Author: paul.mcilfatrick Date: To: exim-users Subject: [exim] FW: Some help with getting 'log_message' to write e-mail
header linefeeds to the log file
> > paul.mcilfatrick@??? wrote: > > > Does anyone know if there is a way to get 'log_message' to
> > write e-mail
> > > header linefeeds to the log file or is there another way to achieve > > > this?
> >
> > Check out ${sg{<subject>}{<regex>}{<replacement>}} in the manual. It
> > operates like perl string replace so you should be able to replace all > > the new lines with spaces or empty string and get the whole
> > line out to
> > the log file. > Is Paul aware that if a message is rejected at the end of the DATA phase, > the messages headers are written to the rejectlog file? Does he need
> the headers when messages are not rejected?
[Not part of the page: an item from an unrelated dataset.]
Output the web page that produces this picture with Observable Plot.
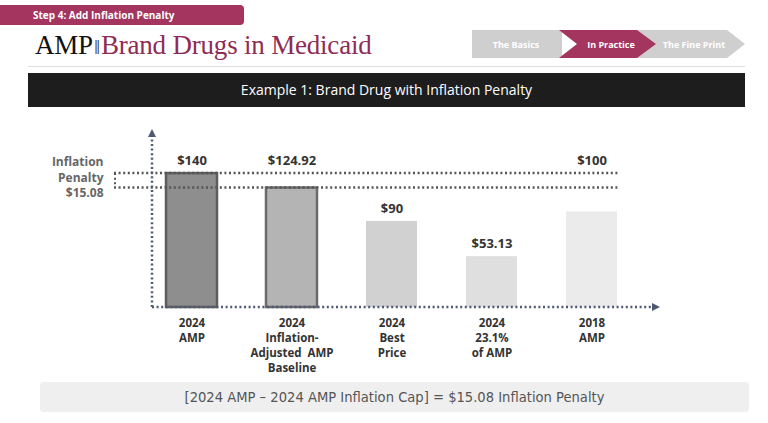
<!DOCTYPE html>
<html>
<head>
<meta charset="utf-8">
<script src="https://cdn.jsdelivr.net/npm/d3@7"></script>
<script src="https://cdn.jsdelivr.net/npm/@observablehq/plot@0.6"></script>
<style>
  html, body { margin: 0; padding: 0; background: #fff; }
  #page { position: relative; width: 768px; height: 423px; overflow: hidden; font-family: "Open Sans", sans-serif; }
  .abs { position: absolute; }
  #step { left: 0; top: 5px; width: 244px; height: 20px; background: #a3355f; border-radius: 0 4px 4px 0; color: #fff; font-weight: 700; font-size: 10px; line-height: 20px; padding-left: 33px; box-sizing: border-box; }
  #title { left: 35px; top: 28px; font-family: "Liberation Serif", "DejaVu Serif", serif; font-size: 27px; line-height: 34px; white-space: nowrap; letter-spacing: -0.2px; }
  #title .amp { color: #111; }
  #title .bar { color: #444; font-size: 22px; padding: 0 1px; }
  #title .rest { color: #8e2c56; }
  #rule { left: 28px; top: 66px; width: 717px; height: 1px; background: #ddd; }
  #banner { left: 28px; top: 73px; width: 717px; height: 34px; background: #1d1d1d; color: #fff; font-size: 14px; line-height: 34px; text-align: center; }
  #formula { left: 40px; top: 382px; width: 709px; height: 30px; background: #efefef; border-radius: 4px; color: #555; font-family: "DejaVu Sans Condensed", "Liberation Sans Narrow", sans-serif; font-weight: 400; font-size: 14.6px; line-height: 30px; text-align: center; }
  #chart { left: 0; top: 110px; }
  #nav { left: 470px; top: 29px; }
</style>
</head>
<body>
<div id="page">
  <div id="step" class="abs">Step 4: Add Inflation Penalty</div>
  <div id="title" class="abs"><span class="amp">AMP</span><span class="bar">‖</span><span class="rest">Brand Drugs in Medicaid</span></div>
  <svg id="nav" class="abs" width="280" height="30" viewBox="0 0 280 30">
    <polygon points="2,1 92,1 92,29 2,29" fill="#cfcfcf"/>
    <polygon points="166,1 257,1 275,15 257,29 166,29 184,15" fill="#cfcfcf"/>
    <polygon points="89,1 167,1 186,15 167,29 89,29 107,15" fill="#a3355f"/>
    <text x="46" y="18.5" fill="#fff" font-size="9" font-weight="700" text-anchor="middle" font-family="Open Sans">The Basics</text>
    <text x="141" y="18.5" fill="#fff" font-size="9" font-weight="700" text-anchor="middle" font-family="Open Sans">In Practice</text>
    <text x="224" y="18.5" fill="#fff" font-size="9" font-weight="700" text-anchor="middle" font-family="Open Sans">The Fine Print</text>
  </svg>
  <div id="rule" class="abs"></div>
  <div id="banner" class="abs">Example 1: Brand Drug with Inflation Penalty</div>
  <div id="chart" class="abs"></div>
  <div id="formula" class="abs">[2024 AMP – 2024 AMP Inflation Cap] = $15.08 Inflation Penalty</div>
</div>
<script>
// ---- data ----
const categories = ["2024 AMP", "2024 Inflation-Adjusted AMP Baseline", "2024 Best Price", "2024 23.1% of AMP", "2018 AMP"];
const categoryLabels = ["2024\nAMP", "2024\nInflation-\nAdjusted  AMP\nBaseline", "2024\nBest\nPrice", "2024\n23.1%\nof AMP", "2018\nAMP"];
const values = [140, 124.92, 90, 53.13, 100];
const capLines = [140, 124.92];
const raisedLabels = ["2024 Inflation-Adjusted AMP Baseline", "2018 AMP"];

// ---- styles ----
const barFills = ["#8e8e8e", "#b4b4b4", "#d1d1d1", "#dfdfdf", "#ebebeb"];
const barStrokes = ["#5e5e5e", "#6a6a6a", "none", "none", "none"];

const data = categories.map((c, i) => ({cat: c, label: categoryLabels[i], value: values[i], fill: barFills[i], stroke: barStrokes[i]}));
const fmt = v => Number.isInteger(v) ? "$" + v : "$" + v.toFixed(2);
const penalty = capLines[0] - capLines[1];
const midCap = (capLines[0] + capLines[1]) / 2;

const chart = Plot.plot({
  width: 768,
  height: 270,
  marginLeft: 152,
  marginRight: 111,
  marginTop: 21,
  marginBottom: 73,
  style: {fontFamily: "Open Sans", background: "transparent", overflow: "visible"},
  x: {type: "band", domain: categories, paddingInner: 0.49, paddingOuter: 0.2525, align: 0.256, axis: null},
  y: {domain: [0, 184], axis: null},
  marks: [
    Plot.barY(data, {x: "cat", y: "value", fill: d => d.fill, stroke: d => d.stroke, strokeWidth: 2.5}),
    Plot.text(data, {x: "cat", y: d => raisedLabels.includes(d.cat) ? capLines[0] : d.value, text: d => fmt(d.value), dy: -13, fontSize: 13, fontWeight: 700, fill: "#333"}),
    Plot.text(data, {x: "cat", y: 0, text: "label", lineAnchor: "top", dy: 9, fontSize: 11.5, fontWeight: 700, fill: "#333", lineHeight: 1.31}),
    Plot.text([midCap], {y: d => d, frameAnchor: "left", dx: -49, dy: -4, textAnchor: "end", text: () => "Inflation\nPenalty\n$" + penalty.toFixed(2), fontSize: 12, fontWeight: 700, fill: "#666", lineHeight: 1.3})
  ]
});

// ---- decorations (axes with arrows, cap lines) drawn with the plot's scales ----
const ys = chart.scale("y");
const xs = chart.scale("x");
const svg = d3.select(chart);
const y0 = ys.apply(0);
const xAxisLeft = 152;
const xAxisRight = 657;
const firstBand = xs.apply(categories[0]);
const lastBand = xs.apply(categories[categories.length - 1]) + xs.bandwidth;
const g = svg.append("g");
const axisColor = "#4e5a72";

// cap lines
capLines.forEach(v => {
  g.append("line").attr("x1", firstBand - 52).attr("x2", lastBand + 3)
    .attr("y1", ys.apply(v)).attr("y2", ys.apply(v))
    .attr("stroke", "#555").attr("stroke-width", 2.5).attr("stroke-dasharray", "2 2.6");
});
g.append("line").attr("x1", firstBand - 51).attr("x2", firstBand - 51)
  .attr("y1", ys.apply(capLines[0])).attr("y2", ys.apply(capLines[1]))
  .attr("stroke", "#555").attr("stroke-width", 2).attr("stroke-dasharray", "2 2.6");

// y axis
g.append("line").attr("x1", xAxisLeft).attr("x2", xAxisLeft).attr("y1", y0).attr("y2", 26)
  .attr("stroke", axisColor).attr("stroke-width", 2.5).attr("stroke-dasharray", "2 2.6");
g.append("path").attr("d", `M${xAxisLeft - 4},${27} L${xAxisLeft},${19} L${xAxisLeft + 4},${27} Z`).attr("fill", axisColor);
// x axis
g.append("line").attr("x1", xAxisLeft).attr("x2", xAxisRight - 4).attr("y1", y0).attr("y2", y0)
  .attr("stroke", axisColor).attr("stroke-width", 2.5).attr("stroke-dasharray", "2 2.6");
g.append("path").attr("d", `M${xAxisRight - 5},${y0 - 4} L${xAxisRight + 3},${y0} L${xAxisRight - 5},${y0 + 4} Z`).attr("fill", axisColor);

document.getElementById("chart").appendChild(chart);
</script>
</body>
</html>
Looked at this and the rejectlog file does have the problem header
formatted as I want it. However, we run a local whitelist for trusted
domains on our Exim system (had to be introduced over a year ago as the
amount of SPAM was killing our system and SpamAssassin) and use a 'deny'
to reject e-mails not from one of the trusted domains. Our daily rotated
rejectlog file is > 25 Mbytes in size and editing this size of file to
find the header I am looking for is a bit of a bind and so I think that
I will concentrate on the mainlog file.
On reflection using 'logwrite' is probably better as it keeps the
problem recorded on one line in the mainlog file. I can grep the mainlog
file for the message and use awk/sed to turn the two '\n' characters
into a linefeed so output is formatted to the screen.
Any of you UNIX gurus know how to use awk/sed on a Solaris 9 system to
take the two '\n' characters and output a linefeed?